The appointment of such a man to a position over others is in every imaginable way bad news for anyone of integrity. But if even someone who has removed himself so far from God, and placed himself so far above other people, will eventually do what is right – albeit out of self-interest – then we can be sure that God – who is loving and just – will grant justice, however long he must wrestle, with us, against unjust actions.

Moreover, it is through such struggle – to live out a society marked by love, expressed by justice; to live such a life even against the flow – that faith is kept alive.

And finally, a letter, from Paul to Timothy, full of encouragement to keep struggling: continue … be persistent … endure …

What have you been struggling with this week? For some of us, it has been mental health issues [World Mental Health Day, 10 October]. For others, the inequality faced on a daily basis by girls and women in the world [International Day Of The Girl Child, 11 October; and the US Presidential election campaign]. For some, it has been the pursuit of a place of refuge. For yet others, the journey deeper into growing old, where loss overtakes gain and past overshadows future, and yet even in this strange new land God may be found faithful. For some it has been the demands of work; or the emptying nest; or the uncertainty of our immediate future; or the madness of the world … or any combination of the above. You are not alone.

One of the things Paul tells Timothy is that God breathes life into scripture, to create a wrestling-partner for us: for humans, whom God fashioned from clay and breathed his life into. Here we stand, today, facing this struggle or that: all of which are very real; but none of which are new. And God has given us a wrestling-partner, full of experience, full of records of our ancestors who struggled before us. Full of parables: did you know the word ‘parable,’ describing a story thrown into the mix of our everyday lives, means ‘to throw down beside’? That sounds like a wrestling move to me. And coaches, too, like Jesus and Paul, and others. Teaching us, challenging us, correcting us, training us; with the goal of our being shaped for a life of working for good in the world.

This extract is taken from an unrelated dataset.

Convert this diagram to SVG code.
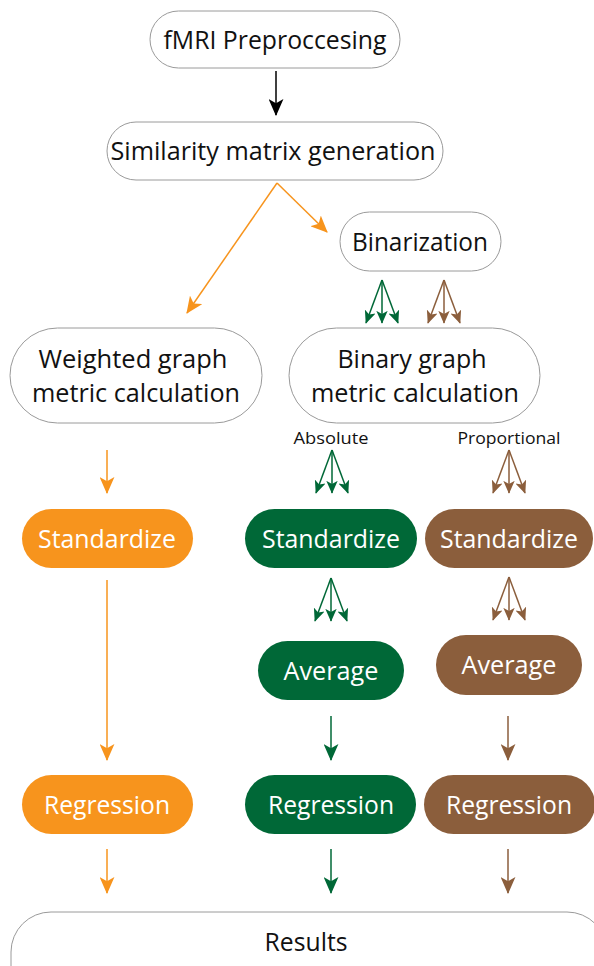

When I go for a run, there are times when I think, ‘Why am I doing this? It hurts too much. Is it worth it?’ In a similar way, sometimes the things we read in scripture knock the wind out of us, pin us to the ground in a painful hold. And at such times we get to cry out, with Jacob, ‘I will not let you go, unless you bless me.’ There must be a blessing here, however hard it is to see right now. Please, bless me, or else there is just death, not a dying to myself in order to find life in its fullness. Oh, and my limp? My scars? They are my testimony to God’s faithfulness and healing in the past.

What have you been struggling with this week? You are not alone. Today we come together, whether the time is favourable or unfavourable, because God intends to bless the world through us, and will not let us go.